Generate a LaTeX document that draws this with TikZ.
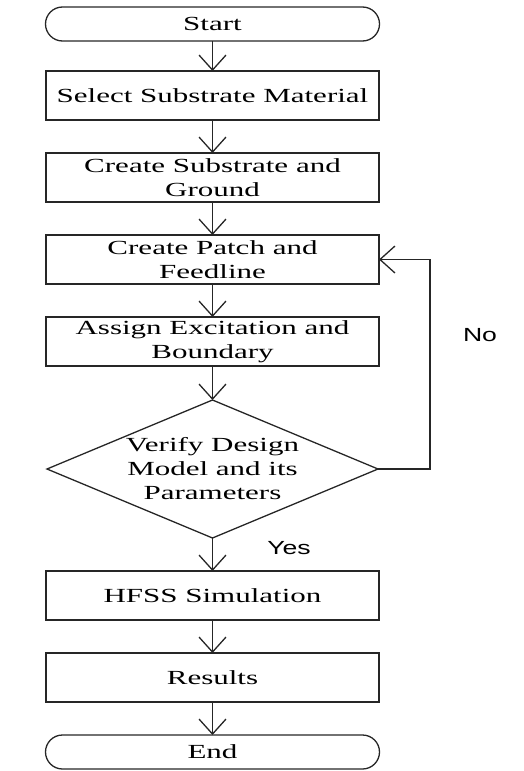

==

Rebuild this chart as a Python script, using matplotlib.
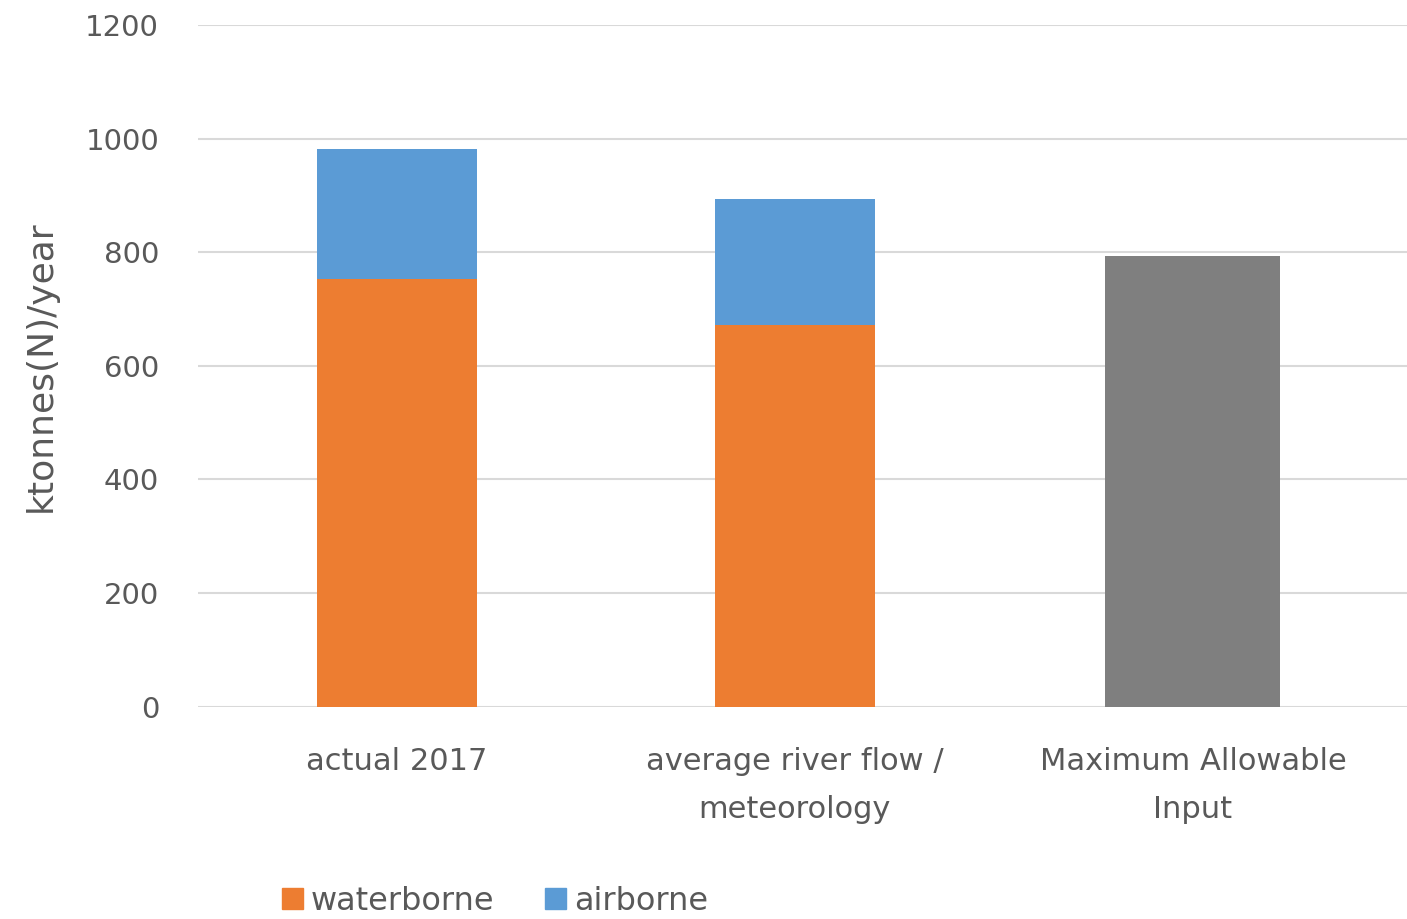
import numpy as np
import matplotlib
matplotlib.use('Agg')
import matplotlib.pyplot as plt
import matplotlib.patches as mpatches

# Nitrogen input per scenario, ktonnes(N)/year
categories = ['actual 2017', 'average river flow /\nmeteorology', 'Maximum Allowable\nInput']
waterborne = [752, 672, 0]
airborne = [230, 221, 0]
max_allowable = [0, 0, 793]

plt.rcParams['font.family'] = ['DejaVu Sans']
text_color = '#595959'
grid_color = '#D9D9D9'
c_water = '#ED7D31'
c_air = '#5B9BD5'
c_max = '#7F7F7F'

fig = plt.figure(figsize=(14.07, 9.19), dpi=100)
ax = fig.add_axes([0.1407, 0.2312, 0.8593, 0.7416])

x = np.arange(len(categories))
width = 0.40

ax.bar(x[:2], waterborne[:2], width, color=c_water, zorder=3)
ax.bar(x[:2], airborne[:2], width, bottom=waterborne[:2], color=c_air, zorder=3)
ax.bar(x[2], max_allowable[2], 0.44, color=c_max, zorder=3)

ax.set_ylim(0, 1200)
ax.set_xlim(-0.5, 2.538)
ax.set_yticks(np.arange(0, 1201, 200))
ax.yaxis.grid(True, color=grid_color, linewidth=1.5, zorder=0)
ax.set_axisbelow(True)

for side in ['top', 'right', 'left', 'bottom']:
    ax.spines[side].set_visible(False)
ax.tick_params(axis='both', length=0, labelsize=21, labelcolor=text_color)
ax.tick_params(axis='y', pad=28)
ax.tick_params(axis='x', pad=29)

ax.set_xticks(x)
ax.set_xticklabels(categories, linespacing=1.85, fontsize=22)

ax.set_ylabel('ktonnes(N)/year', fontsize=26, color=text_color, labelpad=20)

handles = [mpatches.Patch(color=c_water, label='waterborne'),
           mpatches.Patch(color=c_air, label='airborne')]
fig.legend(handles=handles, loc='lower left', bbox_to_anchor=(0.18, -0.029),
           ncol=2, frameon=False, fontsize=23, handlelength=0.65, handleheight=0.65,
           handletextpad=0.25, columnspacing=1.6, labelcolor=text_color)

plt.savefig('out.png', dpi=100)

### What you should do
The lines to reproduce run from the one above containing "Rebuild this chart" through the one containing "max_allowable = [0, 0, 793]". Copy them exactly and leave out all pictures.

### The answer
Rebuild this chart as a Python script, using matplotlib.
import numpy as np
import matplotlib
matplotlib.use('Agg')
import matplotlib.pyplot as plt
import matplotlib.patches as mpatches

# Nitrogen input per scenario, ktonnes(N)/year
categories = ['actual 2017', 'average river flow /\nmeteorology', 'Maximum Allowable\nInput']
waterborne = [752, 672, 0]
airborne = [230, 221, 0]
max_allowable = [0, 0, 793]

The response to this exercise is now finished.